U of C should be sans surplus

By Nathan Atnikov

Ever since I became a student at the University of Calgary in the fall of 2001, one of the main complaints I’ve heard from students and faculty is that there is a ‘lack of funding.’ Every lazy complaint about any thing from the quality of the classrooms to the sizes of the classes themselves is met with an equally lazy excuse–throw your hands in the air and say it with me: ‘There isn’t enough money!’

Well, this just in: the Alberta government is rolling in money. So much in fact, that Premier Ralph Klein is giving a $400 handout (or handback) to each and every citizen of our fair province. You don’t have to be a home-owner to qualify–all you have to do is live here. Every single resident is entitled to the windfall. Now, it doesn’t take a political scientist to realize that this free cash giveaway is little more than a PR ploy by Klein, after all, $400 doesn’t get you much these days. But what if you combined all that money into one large pot? Suddenly, the solution to our little under-funding problem seems to be writing itself. Instead of giving U of C students the money that will probably be wasted on booze and other ‘recreational endeavours,’ put the money back into our school. Seems like a simple enough solution, right? Not so fast.

The problem is as follows: our school does not have a funding problem–we’ve got plenty of money. The question we ought to be asking isn’t ‘why don’t we have any money?’ it’s ‘where the hell is our money going?’ If you look around, you can see that the school is spending money, but not on what the students or faculty would consider top priorities or problems. Instead, it’s being spent on aesthetic bullshit.

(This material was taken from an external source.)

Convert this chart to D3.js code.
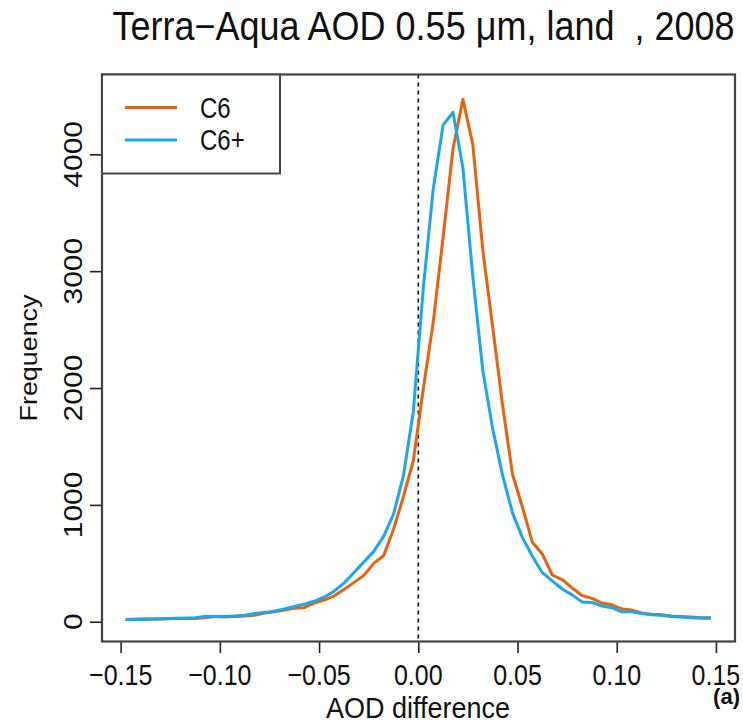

In my first four years at this university, I have seen countless re-paintings of support beams and doorframes, as if a fresh coat of taupe makes me feel better about the institution I attend. Meanwhile, I’ve lost hours of class time to technological failures because of inferior equipment. Isn’t a university supposed to be ahead of the curve when it comes to technological advances? I’ve also seen grass pulled up and re-planted outside of Mac Hall for no reason at all, and yet there are still areas of the school that are less than wheelchair friendly.

The problem isn’t money, it’s priorities. So, Ralph, I say the hell with giving this school any more money (who’s stupid idea was that, anyways?). They’ve proven they don’t know how to spend it. Send me that $400 so I can get plastered and forget everything I would’ve learned if the VCR in my classroom worked.